Before applying, applicants should read and research the published work and field of our Core faculty in your intended area of specialization. Decisions are based upon the overall strength of the application as a whole, compared to other applicants in that pool, and not solely on the basis of one particular aspect.
- Statement of Purpose: 2-3 pages, formatted with 1.5 to 2 line spacing, and include:
- Why you are seeking to pursue a master’s degree in Global Studies;
- Academic and relevant achievements in research and critical thinking;
- Descriptions of several Global Studies-related issues in which are you interested in researching;
- Examples of the research questions and methods to pursue within your interested global issues;
- Which Global Studies Core faculty members that are in the area of specialization you're interested in you would propose to work with and why;
- Which fields/positions you foresee working in (e,g., NGO's, private industry) after obtaining a master's degree in Global Studies.
- Curriculum Vitae or Resume: Include education along with foreign languages and your level of comprehension (i.e. fluent, read only, write, etc.). Applicants are required to demonstrate the equivalent of at least two years of proficiency in a second language with a "B" or better in the final course, or already be fluent in a second language.
- Writing Sample: 15-20 page sample of academic writing, preferrably one involving research writing; does not need to be about global issues, but does need to demonstrate a refined ability to write well.

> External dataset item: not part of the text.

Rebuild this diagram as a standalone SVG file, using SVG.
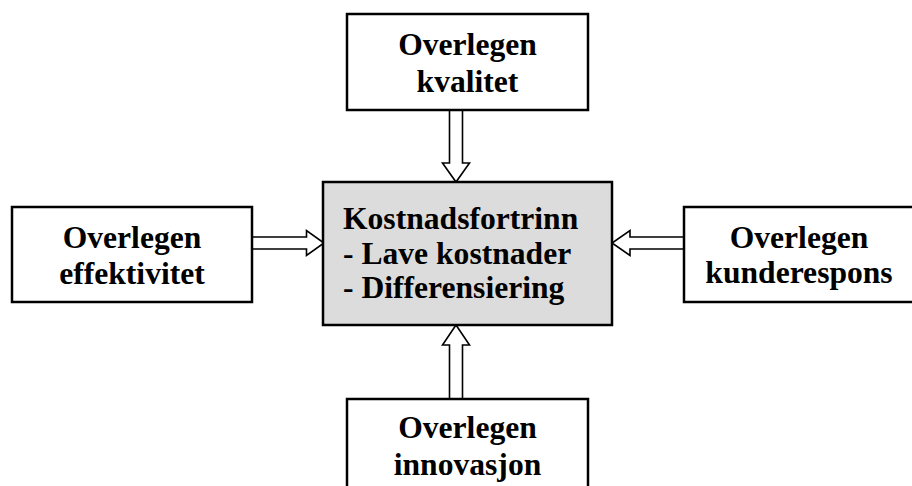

- Official transcripts i.e., Official transcripts ordered by the applicant to themselves, and opened & uploaded by the applicant to the application. Please list all institutions in which you completed 12 or more units in the 'Education History' section of the application and upload an official transcript.
- GRE scores: GRE scores are one important indicator, among others, of academic potential, and receive substantial weight in admissions deliberations. All applicants are required to submit GRE General Test scores and there are no minimum score requirements.
- TOEFL or IELTS exam scores (if required) Applicants whose native language is not English are required to take the TOEFL or IELTS, with the exception of applicants who have completed an undergraduate or graduate degree at an institution whose official & sole language of instruction is English.
- 3 Letters of Recommendation: The department prefers that two of the LORs be academic in nature (e.g., from professors in your major) and one LOR from industry (e.g. current or past employers, those in high levels of responsibility who know you well, etc.). Non-academic letters may be useful when they relate directly to the intended area of study, such as work experience, internships, teaching, etc.
- Faculty members who write a LOR should be aware of the applicant's scholarly abilities and capability to do graduate-level research work. They should speak analytically of academic achievements and research abilities.
U.S. permanent residents who received a degree from a U.S. institution should follow the application guidelines for U.S. applicants. U.S. permanent residents who received a degree from an international institution should follow the instructions for international applicants.